Familienbeihilfe strenger kontrollieren

Auch bei der Familienbehilfe wünscht sich Finanzminister Pröll strengere Kontrollen. Bezahlt werden Familienbehilfe und Kindergeld aus dem Familienlastenausgleichsfonds, der allein heuer fast 1 Milliarden Euro Schulden anhäufen wird. Jede Entlastung des Fonds ist daher höchst willkommen. Die zuständige Familien-Staatsskretärin Christine Marek (ÖVP) war zu einem Interview nicht erreichbar, ließ aber ausrichten, dass sie den Vorstoß von Finanzminister Pröll gegen Steuer- und Sozialmissbrauch begrüße. Mehr Transparenz und Effizienz bei Transferleistungen sei auch ihr Ziel.
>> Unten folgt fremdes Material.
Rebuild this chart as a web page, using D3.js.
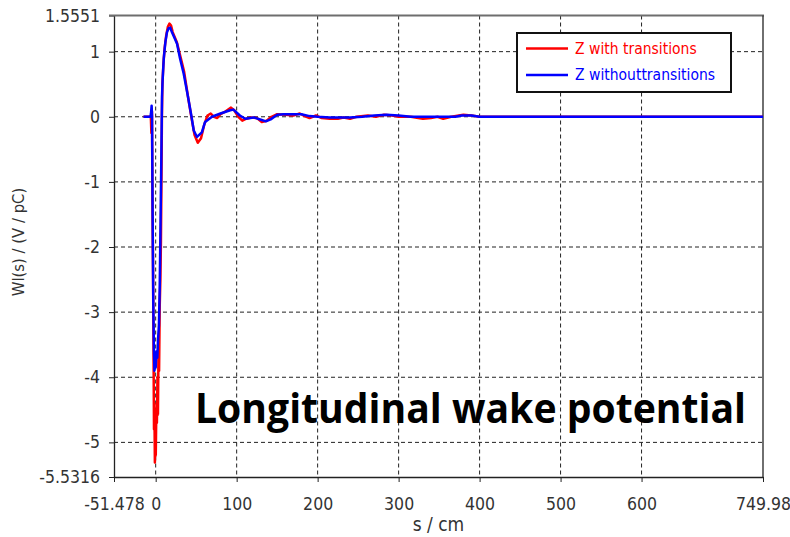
<!DOCTYPE html>
<html lang="en">
<head>
    <meta charset="UTF-8">
    <title>Longitudinal wake potential</title>
    <script src="https://d3js.org/d3.v7.min.js"></script>
    <style>
        body{
            margin: 0;
            background-color: white;
        }
        #canvas text{
            font-family: "DejaVu Sans Condensed", "DejaVu Sans", sans-serif;
            fill: #333;
        }
        .grid line{
            stroke: #222;
            stroke-width: 1px;
            stroke-dasharray: 4,3;
        }
        path.wake{
            fill: none;
            stroke-width: 2.5px;
            stroke-linejoin: round;
        }
    </style>
</head>
<body>
    <svg id='canvas' width='790' height='537'></svg>
    <script>
        // tick values and labels as shown on the chart
        let xTicks = [-51.478, 0, 100, 200, 300, 400, 500, 600, 749.98];
        let xTickLabels = ['-51.478', '0', '100', '200', '300', '400', '500', '600', '749.98'];
        let yTicks = [1.5551, 1, 0, -1, -2, -3, -4, -5, -5.5316];
        let yTickLabels = ['1.5551', '1', '0', '-1', '-2', '-3', '-4', '-5', '-5.5316'];
        let xGrid = [0, 100, 200, 300, 400, 500, 600];
        let yGrid = [1, 0, -1, -2, -3, -4, -5];

        let seriesNames = ['Z with transitions', 'Z withouttransitions'];
        let seriesColors = ['#ff0000', '#0000ff'];

        // Z with transitions : s (cm), W (V/pC)
        let sWith = [-15, -6, -5.3, -4.6, -3.9, -3.3, -2.6, -2.1, -1.6, -1.0, -0.5, 0.1, 0.8, 1.5, 2.2, 2.8, 3.5, 4.2, 5.0, 5.8, 6.5, 7.1, 7.7, 8.3, 9.5, 11, 13, 15, 17, 19, 21, 26, 30, 35, 40, 44, 48, 52, 56, 60, 64, 68, 72, 76, 80, 86, 93, 97, 102, 107, 112, 118, 125, 131, 137, 143, 150, 160, 170, 178, 184, 190, 198, 205, 215, 225, 232, 240, 248, 262, 272, 282, 292, 300, 315, 330, 340, 348, 355, 365, 380, 390, 400, 749.98];
        let wWith = [0, 0, -0.25, 0.08, -1.4, -2.3, -3.7, -4.8, -4.4, -5.31, -4.9, -5.2, -4.5, -4.7, -4.0, -4.57, -3.5, -3.9, -2.9, -2.5, -1.9, -1.0, 0.0, 0.5, 0.8, 1.05, 1.25, 1.38, 1.43, 1.4, 1.3, 1.15, 0.95, 0.7, 0.3, 0.0, -0.28, -0.4, -0.33, -0.12, 0.02, 0.05, 0.0, -0.02, 0.04, 0.08, 0.14, 0.1, 0.0, -0.06, -0.03, -0.01, -0.02, -0.08, -0.06, 0.0, 0.04, 0.03, 0.02, 0.05, 0.01, -0.02, 0.02, -0.02, -0.03, -0.03, -0.01, -0.03, 0.0, 0.02, 0.0, 0.03, 0.02, 0.0, 0.0, -0.03, -0.02, 0.0, -0.03, 0.0, 0.03, 0.02, 0.0, 0.0];

        // Z without transitions
        let sWithout = [-15, -6.5, -5.8, -5.0, -4.5, -3.8, -3.0, -2.2, -1.5, -0.8, 0, 1, 2, 3, 4, 5, 6, 7, 7.8, 8.5, 10, 12, 14, 16, 18, 20, 26.4, 30, 34.6, 40, 44, 47, 51, 57, 61, 69.5, 80, 92, 96, 104, 110.6, 121, 131, 136, 142, 150, 158, 170, 180, 190, 200, 215, 240, 255, 270, 285, 300, 315, 370, 378, 390, 400, 749.98];
        let wWithout = [0, 0, 0.05, 0.17, 0.0, -1.5, -2.8, -3.6, -3.9, -3.75, -3.85, -3.6, -3.7, -3.4, -3.2, -2.6, -1.6, -0.6, 0.3, 0.55, 0.9, 1.15, 1.3, 1.36, 1.37, 1.3, 1.12, 0.9, 0.66, 0.3, 0.02, -0.21, -0.31, -0.24, -0.08, 0.0, 0.05, 0.1, 0.11, 0.02, -0.03, -0.01, -0.05, -0.07, -0.04, 0.03, 0.04, 0.04, 0.04, 0.01, 0.0, -0.01, -0.01, 0.0, 0.02, 0.03, 0.02, 0.0, 0.0, 0.02, 0.02, 0.0, 0.0];

        let svg = d3.select('#canvas');
        let plotLeft = 114, plotRight = 763, plotTop = 15.5, plotBottom = 477;

        let x = d3.scaleLinear().domain([-51.478, 749.98]).range([plotLeft, plotRight]);
        let y = d3.scaleLinear().domain([-5.5316, 1.5551]).range([plotBottom, plotTop]);

        // grid
        let grid = svg.append('g').attr('class', 'grid');
        grid.selectAll('line.vx')
            .data(xGrid)
            .enter()
            .append('line')
            .attr('class', 'vx')
            .attr('x1', d => x(d)).attr('x2', d => x(d))
            .attr('y1', plotTop).attr('y2', plotBottom);
        grid.selectAll('line.hy')
            .data(yGrid)
            .enter()
            .append('line')
            .attr('class', 'hy')
            .attr('x1', plotLeft).attr('x2', plotRight)
            .attr('y1', d => y(d)).attr('y2', d => y(d));

        // axes
        let xAxis = d3.axisBottom(x)
            .tickValues(xTicks)
            .tickFormat((d, i) => xTickLabels[i])
            .tickSize(5)
            .tickSizeOuter(0)
            .tickPadding(16);
        let yAxis = d3.axisLeft(y)
            .tickValues(yTicks)
            .tickFormat((d, i) => yTickLabels[i])
            .tickSize(5)
            .tickSizeOuter(0)
            .tickPadding(9);

        let gx = svg.append('g')
            .attr('transform', 'translate(0,' + plotBottom + ')')
            .call(xAxis);
        let gy = svg.append('g')
            .attr('transform', 'translate(' + plotLeft + ',0)')
            .call(yAxis);
        [gx, gy].forEach(function(g){
            g.selectAll('text')
                .style('font-size', '17.5px');
            g.selectAll('line').attr('stroke', '#222');
            g.select('.domain').attr('stroke', '#222').attr('stroke-width', 1.3);
        });

        // frame top and right
        svg.append('line')
            .attr('x1', plotLeft - 5).attr('x2', plotRight + 1)
            .attr('y1', plotTop).attr('y2', plotTop)
            .attr('stroke', '#6e6e6e')
            .attr('stroke-width', 2);
        svg.append('line')
            .attr('x1', plotRight).attr('x2', plotRight)
            .attr('y1', plotTop).attr('y2', plotBottom)
            .attr('stroke', '#222')
            .attr('stroke-width', 1.3);

        // curves
        let line = d3.line()
            .x(d => x(d[0]))
            .y(d => y(d[1]));
        let curves = [
            d3.zip(sWith, wWith),
            d3.zip(sWithout, wWithout)
        ];
        svg.append('g')
            .selectAll('path')
            .data(curves)
            .enter()
            .append('path')
            .attr('class', 'wake')
            .attr('stroke', (d, i) => seriesColors[i])
            .attr('d', line);

        // axis labels
        svg.append('text')
            .attr('x', (plotLeft + plotRight) / 2)
            .attr('y', 531)
            .attr('text-anchor', 'middle')
            .style('font-size', '19px')
            .text('s / cm');
        svg.append('text')
            .attr('transform', 'translate(24,242) rotate(-90)')
            .attr('text-anchor', 'middle')
            .style('font-size', '16.5px')
            .text('Wl(s) / (V / pC)');

        // legend
        let legend = svg.append('g');
        legend.append('rect')
            .attr('x', 517).attr('y', 33)
            .attr('width', 214).attr('height', 59)
            .attr('fill', 'white')
            .attr('stroke', '#111')
            .attr('stroke-width', 2);
        let items = legend.selectAll('g.item')
            .data(seriesNames)
            .enter()
            .append('g')
            .attr('class', 'item')
            .attr('transform', (d, i) => 'translate(0,' + (48.5 + i * 26.5) + ')');
        items.append('line')
            .attr('x1', 526).attr('x2', 568)
            .attr('stroke', (d, i) => seriesColors[i])
            .attr('stroke-width', 2.5);
        items.append('text')
            .attr('x', 575)
            .attr('dy', '0.35em')
            .style('font-size', '15.5px')
            .style('fill', (d, i) => seriesColors[i])
            .text(d => d);

        // overlay title
        svg.append('text')
            .attr('x', 195)
            .attr('y', 423)
            .attr('textLength', 551)
            .attr('lengthAdjust', 'spacingAndGlyphs')
            .style('font-family', '"Open Sans", sans-serif')
            .style('font-weight', 'bold')
            .style('font-size', '41px')
            .style('fill', '#000')
            .text('Longitudinal wake potential');
    </script>
</body>
</html>
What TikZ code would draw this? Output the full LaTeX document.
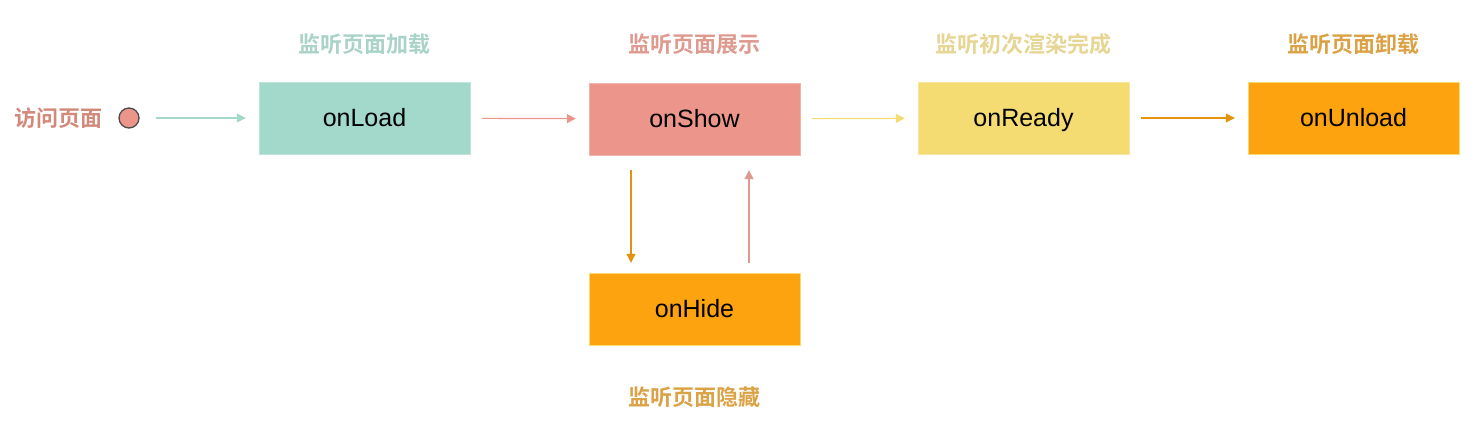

Arbeitnehmer-Freizügigkeit

Sozialminister Hundstorfer verweist auch bei der Familienbehilfe auf geltende Gesetze. Innerhalb der EU gilt die Arbeitnehmer-Freizügigkeit. Umgekehrt würden auch zigtausende Österreicher im Ausland leben und dort Anspruch auf Familienbeihilfe haben, obwohl ihre Kinder in Österreich sind. Bei Drittstaaten wäre es ohnehin nicht möglich, Familienbeihilfe zu beziehen, wenn die Kinder nicht hier lebten, sagte Hundstorfer.

"Jeder Euro ist wichtig"

Zu den Beträgen, die man mit strengeren Kontrollen von Sozialleistungen einsparen könnte, wollte sich Hundstorfer nicht festlegen. Es seien jedenfalls keine Riesensummen. Doch bei österreichischem Steuergeld sei jeder Euro wichtig, sagt der Sozialminister.

WIFO: gute Ansätze

Wieviel Geld mit den Plänen von Finanzminister Pröll konkret in die Staatskasse kommen kann, sei derzeit noch nicht abschätzbar, sagt die Budget-Expertin Margit Schratzenstaller vom Wirtschaftsforschungsinstitut. Die Pröll-Vorschläge seien aber gute Ansätze und würden mehr Konsequenz beim Einheben der Steuern bringen, so Schratzenstaller.

Mittagsjournal, 25.05.2010

Breite Reformen

Die Pläne des Finanzministers müssten aber in einen breiten Reformansatz eingebettet werden. Schratzenstaller denkt dabei an die Senkung von Steuern und lohnbezogenen Abgaben im Kampf gegen die Schwarzarbeit und einem verstärkten Engagement auf internationaler Ebene, um die internationale Steuerflucht einzudämmen.